The US Federal Housing Finance Agency (FHFA) has announced that has filed law suits against 17 firms alleging that they violated federal and common law in the sale of residential private-label mortgage-backed securities (PLS) to Fannie Mae and Freddie Mac at the height of the market in the run up to the credit crunch.

The complaints have been filed against [1]:

1. Ally Financial Inc. f/k/a GMAC, LLC

2. Bank of America Corporation

3. Barclays Bank PLC

4. Citigroup, Inc.

5. Countrywide Financial Corporation

6. Credit Suisse Holdings (USA), Inc.

7. Deutsche Bank AG

8. First Horizon National Corporation

9. General Electric Company

10. Goldman Sachs & Co.

11. HSBC North America Holdings, Inc.

12. JPMorgan Chase & Co.

13. Merrill Lynch & Co. / First Franklin Financial Corp.

14. Morgan Stanley

15. Nomura Holding America Inc.

16. The Royal Bank of Scotland Group PLC

17. Societe Generale

The lawsuits also name 13 US based executives who, at the time, worked in the UK mortgage divisions of the banks.

The FHFA is out to recover damages and civil penalties under the US securities Act 1933 as well as compensatory damages for negligent misrepresentation some of the complaints also allege state securities law violations or common law fraud.

The FHFA is the ‘conservator’ of the two secondary mortgage market organisations Fannie Mae (Federal National Mortgage Association-FNMA) and Freddie Mac (Federal Home Loan Mortgage Corporation -FHLMC) set up to keep the two organisations funded and functioning.

Fannie Mae and Freddie Mac bought securitised mortgages so allowing lenders to reinvest money into the housing market by lending more money.

What the FHFA is saying is that these lenders misrepresented the mortgages they were selling to them.
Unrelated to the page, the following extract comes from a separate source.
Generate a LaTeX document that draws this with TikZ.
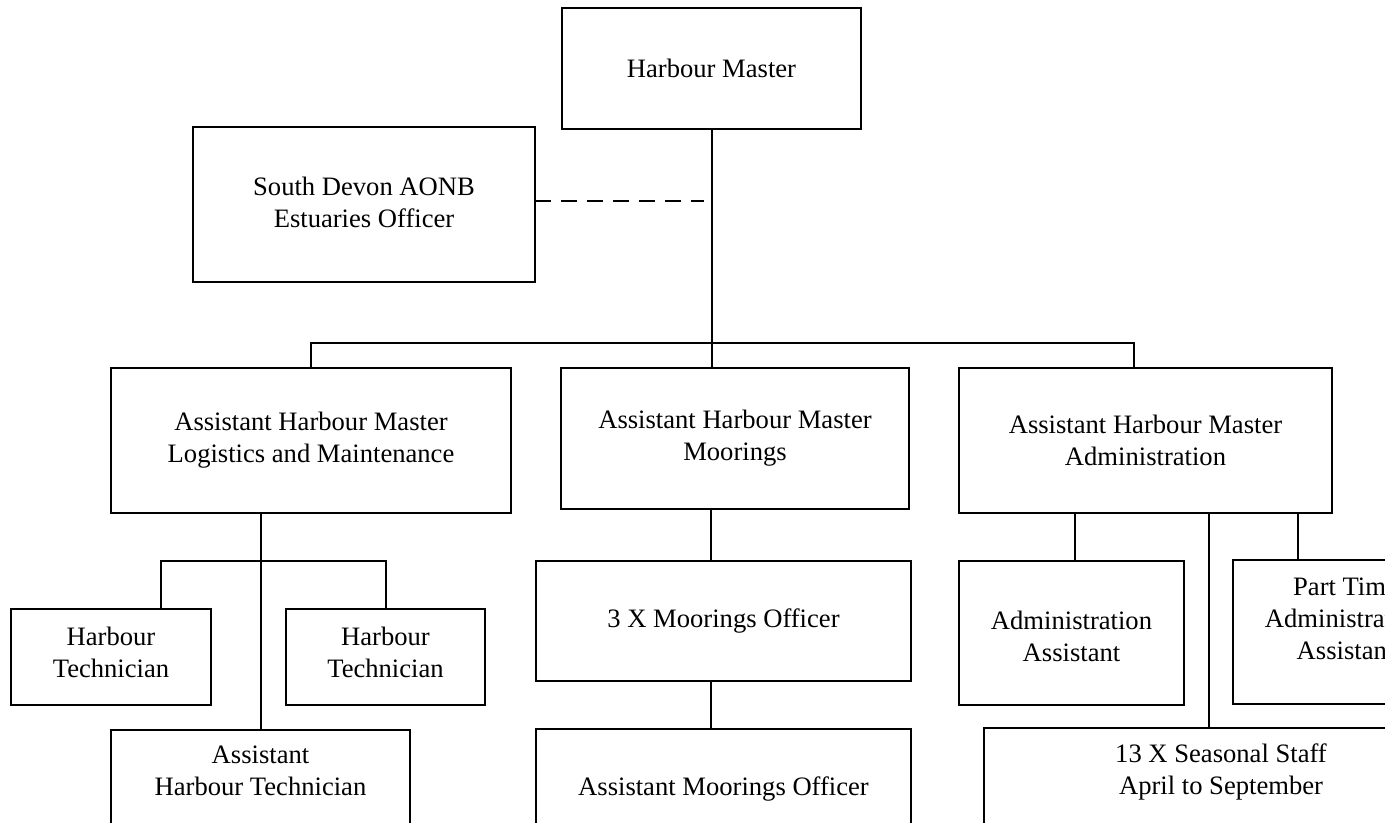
\documentclass[tikz,border=0pt]{standalone}
\usepackage{fontspec}
\setmainfont{Liberation Serif}
\begin{document}
\begin{tikzpicture}[x=0.5pt,y=-0.5pt,
  box/.style={draw,line width=1pt,inner sep=0pt,outer sep=0pt,align=center,
    font=\fontsize{13.3}{16}\selectfont},
  txt/.style={inner sep=0pt,align=center,font=\fontsize{13.3}{16}\selectfont},
  conn/.style={line width=1pt},
  dashconn/.style={line width=1pt,dash pattern=on 8pt off 5pt}]
\clip (0,0) rectangle (1385,823);
\fill[white] (0,0) rectangle (1385,823);
% boxes
\node[box,minimum width=149.5pt,minimum height=60.5pt] (hm) at (711.5,68.5) {Harbour Master};
\node[box,minimum width=171pt,minimum height=77.5pt] (sd) at (364,204.5) {};
\node[txt] (sdt) at (364,202) {South Devon AONB\\Estuaries Officer};
\node[box,minimum width=200pt,minimum height=72.5pt] (ahml) at (311,440.5) {Assistant Harbour Master\\Logistics and Maintenance};
\node[box,minimum width=174pt,minimum height=70.5pt] (ahmm) at (735,438.5) {Assistant Harbour Master\\Moorings};
\node[box,minimum width=186.5pt,minimum height=72.5pt] (ahma) at (1145.5,440.5) {Assistant Harbour Master\\Administration};
\node[box,minimum width=100pt,minimum height=48pt] (ht1) at (111,657) {};
\node[txt] (ht1t) at (111,652) {Harbour\\Technician};
\node[box,minimum width=99.5pt,minimum height=48pt] (ht2) at (385.5,657) {};
\node[txt] (ht2t) at (385.5,652) {Harbour\\Technician};
\node[box,minimum width=149.5pt,minimum height=75pt] (aht) at (260.5,805) {};
\node[txt] (ahtt) at (260.5,771) {Assistant\\Harbour Technician};
\node[box,minimum width=187.5pt,minimum height=60pt] (mo) at (723.5,621) {3 X Moorings Officer};
\node[box,minimum width=187.5pt,minimum height=60pt] (amo) at (723.5,789) {Assistant Moorings Officer};
\node[box,minimum width=112.5pt,minimum height=72pt] (aa) at (1071.5,633) {};
\node[txt] (aat) at (1071.5,636) {Administration\\Assistant};
\node[box,minimum width=112.5pt,minimum height=72pt] (pt) at (1345.5,632) {};
\node[txt] (ptt) at (1345.5,619) {Part Time\\Administration\\Assistant};
\node[box,minimum width=237pt,minimum height=76pt] (ss) at (1221,804) {};
\node[txt] (sst) at (1221,772) {13 X Seasonal Staff\\April to September};
% junction coordinates
\coordinate (busR) at (1134,343);
\coordinate (dashend) at (704,201);
\coordinate (tbusL) at (161,561);
\coordinate (mdrop) at (711,0);
\coordinate (adrop1) at (1075,513);
\coordinate (adrop2) at (1209,513);
\coordinate (adrop3) at (1298,513);
% connectors
\draw[conn] (hm.south) -- (hm.south |- ahmm.north);
\draw[conn] (ahml.north) |- (busR) -- (busR |- ahma.north);
\draw[dashconn] (sd.east |- dashend) -- (dashend);
\draw[conn] (aht.north |- ahml.south) -- (aht.north);
\draw[conn] (tbusL |- ht1.north) -- (tbusL) -| (ht2.north);
\draw[conn] (mdrop |- ahmm.south) -- (mdrop |- mo.north);
\draw[conn] (mdrop |- mo.south) -- (mdrop |- amo.north);
\draw[conn] (adrop1) -- (adrop1 |- aa.north);
\draw[conn] (adrop2) -- (adrop2 |- ss.north);
\draw[conn] (adrop3) -- (adrop3 |- pt.north);
\end{tikzpicture}
\end{document}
As a result the two organisations lost in the region of $30 billion and had to be bailed out by the US government. It says that there had been ‘… misrepresentations and other improper actions by the firms and individuals named in these filings’. The PLS, it says, were not what they said on the tin and were far more risky than advertised.

The FHFA says that it is using the authority given to it under the Housing and Economic Recovery Act 2008 and is ‘…following those legal remedies in filing these complaints and seeks to recover on losses to the Enterprises that are the legal responsibilities of others’.